GIVEN MATERIAL:
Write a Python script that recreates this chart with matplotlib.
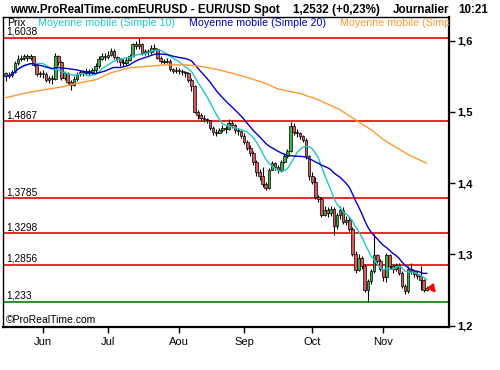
import numpy as np
import pandas as pd
import matplotlib
matplotlib.use("Agg")
import matplotlib.pyplot as plt

plt.rcParams['font.family'] = ['Liberation Sans', 'DejaVu Sans']

# daily EUR/USD, 15 May 2008 -> 21 Nov 2008
dates = pd.bdate_range("2008-05-15", "2008-11-21")
first_open = 1.5540
closes = [
    1.5500, 1.5520, 1.5560, 1.5680, 1.5750, 1.5760, 1.5790, 1.5760, 1.5780, 1.5660,
    1.5530, 1.5550, 1.5530, 1.5450, 1.5470, 1.5460, 1.5780, 1.5700, 1.5480, 1.5540,
    1.5420, 1.5380, 1.5460, 1.5530, 1.5560, 1.5550, 1.5580, 1.5560, 1.5590, 1.5640,
    1.5750, 1.5790, 1.5770, 1.5800, 1.5860, 1.5770, 1.5740, 1.5700, 1.5690, 1.5730,
    1.5780, 1.5950, 1.5930, 1.5960, 1.5830, 1.5860, 1.5840, 1.5900, 1.5880, 1.5760,
    1.5720, 1.5700, 1.5720, 1.5600, 1.5580, 1.5590, 1.5570, 1.5560, 1.5540, 1.5450,
    1.5360, 1.5000, 1.4950, 1.4920, 1.4900, 1.4880, 1.4780, 1.4720, 1.4710, 1.4740,
    1.4780, 1.4760, 1.4850, 1.4820, 1.4740, 1.4730, 1.4660, 1.4580, 1.4500, 1.4420,
    1.4300, 1.4150, 1.4100, 1.3990, 1.3930, 1.4180, 1.4280, 1.4230, 1.4180, 1.4300,
    1.4380, 1.4450, 1.4800, 1.4720, 1.4700, 1.4660, 1.4610, 1.4380, 1.4100, 1.4020,
    1.3800, 1.3770, 1.3550, 1.3620, 1.3580, 1.3640, 1.3400, 1.3550, 1.3620, 1.3450,
    1.3480, 1.3360, 1.3000, 1.2780, 1.2950, 1.2830, 1.2500, 1.2620, 1.2760, 1.2990,
    1.2900, 1.2800, 1.2680, 1.2990, 1.2830, 1.2790, 1.2850, 1.2740, 1.2560, 1.2490,
    1.2800, 1.2760, 1.2720, 1.2700, 1.2640, 1.2500, 1.2532]
highs = [
    1.5560, 1.5560, 1.5590, 1.5710, 1.5800, 1.5800, 1.5820, 1.5810, 1.5820, 1.5790,
    1.5670, 1.5580, 1.5590, 1.5560, 1.5510, 1.5520, 1.5830, 1.5800, 1.5710, 1.5580,
    1.5560, 1.5450, 1.5500, 1.5560, 1.5590, 1.5590, 1.5610, 1.5600, 1.5620, 1.5680,
    1.5780, 1.5830, 1.5830, 1.5850, 1.5900, 1.5880, 1.5790, 1.5760, 1.5740, 1.5770,
    1.5810, 1.5970, 1.5990, 1.6038, 1.5970, 1.5890, 1.5880, 1.5940, 1.5950, 1.5900,
    1.5790, 1.5750, 1.5760, 1.5740, 1.5620, 1.5630, 1.5610, 1.5600, 1.5580, 1.5560,
    1.5470, 1.5380, 1.5020, 1.4980, 1.4960, 1.4920, 1.4890, 1.4800, 1.4760, 1.4780,
    1.4810, 1.4800, 1.4900, 1.4880, 1.4830, 1.4780, 1.4740, 1.4700, 1.4600, 1.4540,
    1.4450, 1.4320, 1.4200, 1.4230, 1.4020, 1.4210, 1.4310, 1.4300, 1.4260, 1.4330,
    1.4420, 1.4480, 1.4860, 1.4840, 1.4760, 1.4720, 1.4680, 1.4630, 1.4400, 1.4150,
    1.4080, 1.3830, 1.3800, 1.3680, 1.3660, 1.3680, 1.3660, 1.3580, 1.3680, 1.3660,
    1.3540, 1.3520, 1.3390, 1.3040, 1.3010, 1.2980, 1.2860, 1.2650, 1.2790, 1.3290,
    1.3010, 1.2930, 1.2800, 1.3020, 1.3000, 1.2870, 1.2880, 1.2880, 1.2770, 1.2580,
    1.2840, 1.2880, 1.2780, 1.2760, 1.2830, 1.2660, 1.2560]
lows = [
    1.5440, 1.5470, 1.5490, 1.5540, 1.5660, 1.5710, 1.5730, 1.5720, 1.5730, 1.5640,
    1.5500, 1.5490, 1.5480, 1.5420, 1.5400, 1.5390, 1.5450, 1.5660, 1.5450, 1.5450,
    1.5390, 1.5310, 1.5360, 1.5440, 1.5500, 1.5500, 1.5520, 1.5520, 1.5530, 1.5550,
    1.5620, 1.5730, 1.5730, 1.5740, 1.5780, 1.5740, 1.5700, 1.5650, 1.5640, 1.5660,
    1.5710, 1.5770, 1.5880, 1.5890, 1.5800, 1.5800, 1.5800, 1.5820, 1.5850, 1.5740,
    1.5680, 1.5670, 1.5680, 1.5570, 1.5540, 1.5550, 1.5530, 1.5520, 1.5490, 1.5420,
    1.5300, 1.4980, 1.4900, 1.4870, 1.4860, 1.4840, 1.4750, 1.4680, 1.4660, 1.4700,
    1.4720, 1.4710, 1.4740, 1.4780, 1.4700, 1.4680, 1.4630, 1.4550, 1.4460, 1.4380,
    1.4260, 1.4100, 1.4050, 1.3950, 1.3903, 1.3920, 1.4180, 1.4180, 1.4140, 1.4160,
    1.4280, 1.4350, 1.4440, 1.4680, 1.4650, 1.4620, 1.4580, 1.4340, 1.4050, 1.3990,
    1.3770, 1.3740, 1.3530, 1.3540, 1.3520, 1.3540, 1.3270, 1.3360, 1.3500, 1.3420,
    1.3410, 1.3330, 1.2980, 1.2740, 1.2760, 1.2800, 1.2470, 1.2330, 1.2580, 1.2740,
    1.2860, 1.2760, 1.2620, 1.2610, 1.2790, 1.2740, 1.2760, 1.2710, 1.2520, 1.2440,
    1.2460, 1.2730, 1.2680, 1.2660, 1.2500, 1.2470, 1.2480]

# long moving average at a few days
ma_long_idx = [0, 8, 18, 24, 29, 34, 40, 46, 51, 58, 63, 69, 75, 79, 84, 88,
               95, 101, 108, 114, 118, 122, 130, 136]
ma_long_val = [1.520, 1.528, 1.535, 1.541, 1.545, 1.555, 1.562, 1.564, 1.566,
               1.566, 1.564, 1.559, 1.552, 1.547, 1.540, 1.532, 1.526, 1.517,
               1.503, 1.486, 1.475, 1.461, 1.440, 1.428]

red_levels = [1.6038, 1.4867, 1.3785, 1.3298, 1.2856]
green_levels = [1.233, 1.1915]
month_labels = ["Jun", "Jul", "Aou", "Sep", "Oct", "Nov"]
price_ticks = [1.2, 1.3, 1.4, 1.5, 1.6]

closes = np.array(closes)
highs = np.array(highs)
lows = np.array(lows)
opens = np.concatenate([[first_open], closes[:-1]])
x = np.arange(len(closes))
ma10 = pd.Series(closes).rolling(10, min_periods=1).mean()
ma20 = pd.Series(closes).rolling(20, min_periods=1).mean()

W, H = 500, 370
fig = plt.figure(figsize=(5, 3.7), dpi=100)
ax = fig.add_axes([3/W, 43/H, 446/W, 310/H])


def axpos(px, py):
    return (px - 3) / 446, (327 - py) / 310


for lv in red_levels:
    ax.axhline(lv, color='#ee0000', lw=1.2, zorder=1)
for lv in green_levels:
    ax.axhline(lv, color='#008000', lw=1.2, zorder=1)
for lv in red_levels + green_levels[:1]:
    ax.text(axpos(6, 0)[0], lv + 0.0015, f"{lv}".replace('.', ','),
            transform=ax.get_yaxis_transform(), fontsize=7.3, va='bottom')

# candles
ax.vlines(x, lows, highs, color='black', lw=0.8, zorder=2)
up = closes >= opens
body = np.maximum(np.abs(closes - opens), 0.0012)
ax.bar(x[up], body[up], bottom=opens[up], width=0.85, color='#3cb043',
       edgecolor='black', lw=0.5, zorder=3)
ax.bar(x[~up], body[~up], bottom=closes[~up], width=0.85, color='#d65a5a',
       edgecolor='black', lw=0.5, zorder=3)

ax.plot(x, ma10, color='#1ec8c8', lw=1, zorder=4)
ax.plot(x, ma20, color='#0000c8', lw=1, zorder=4)
ax.plot(ma_long_idx, ma_long_val, color='#ff9933', lw=1, zorder=4)

ax.annotate("", xy=(139.5, 1.2425), xytext=(137.2, 1.2555),
            arrowprops=dict(arrowstyle='-|>', color='red', lw=1.5,
                            mutation_scale=11), zorder=5)

ax.set_xlim(-0.9, 143.2)
ax.set_ylim(1.1979, 1.6333)

month_pos = [int(np.argmax(dates.month == m)) for m in range(6, 12)]
ax.set_xticks(month_pos)
ax.set_xticklabels(month_labels, fontsize=8)
ax.tick_params('x', direction='out', length=4, width=1, pad=3)

ax.yaxis.tick_right()
ax.set_yticks(price_ticks)
ax.set_yticklabels([f"{t}".replace('.', ',') for t in price_ticks],
                   fontsize=8, fontweight='bold')
ax.tick_params('y', direction='out', length=4, width=1, pad=2)

for side in ['left', 'top']:
    ax.spines[side].set_linewidth(1)
for side in ['right', 'bottom']:
    ax.spines[side].set_linewidth(1.6)

# legend row inside the frame
legend_items = [("Prix", 'black', 7), ("Moyenne mobile (Simple 10)", '#1ec8c8', 38),
                ("Moyenne mobile (Simple 20)", '#0000c8', 189),
                ("Moyenne mobile (Simple 100)", '#ff9933', 340)]
for txt, col, px in legend_items:
    ax.text(*axpos(px, 23), txt, transform=ax.transAxes, color=col,
            fontsize=7.7, va='center', ha='left', clip_on=True)
ax.text(*axpos(6, 320), "\u00a9ProRealTime.com", transform=ax.transAxes,
        fontsize=7.5, va='center', ha='left')

# header
header = [("www.ProRealTime.comEURUSD - EUR/USD Spot", 10),
          ("1,2532 (+0,23%)", 293), ("Journalier", 393), ("10:21", 458)]
for txt, px in header:
    fig.text(px / W, 1 - 10 / H, txt, fontsize=8.4, fontweight='bold',
             va='center', ha='left')

fig.savefig("out.png", dpi=100)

TASK DESCRIPTION:
Please restate the material above line by line, exactly, beginning at its first line and ending with the line that contains "plt.rcParams['font.family'] = ['Liberation", without any pictures.

THE ANSWER:
Write a Python script that recreates this chart with matplotlib.
import numpy as np
import pandas as pd
import matplotlib
matplotlib.use("Agg")
import matplotlib.pyplot as plt

plt.rcParams['font.family'] = ['Liberation Sans', 'DejaVu Sans']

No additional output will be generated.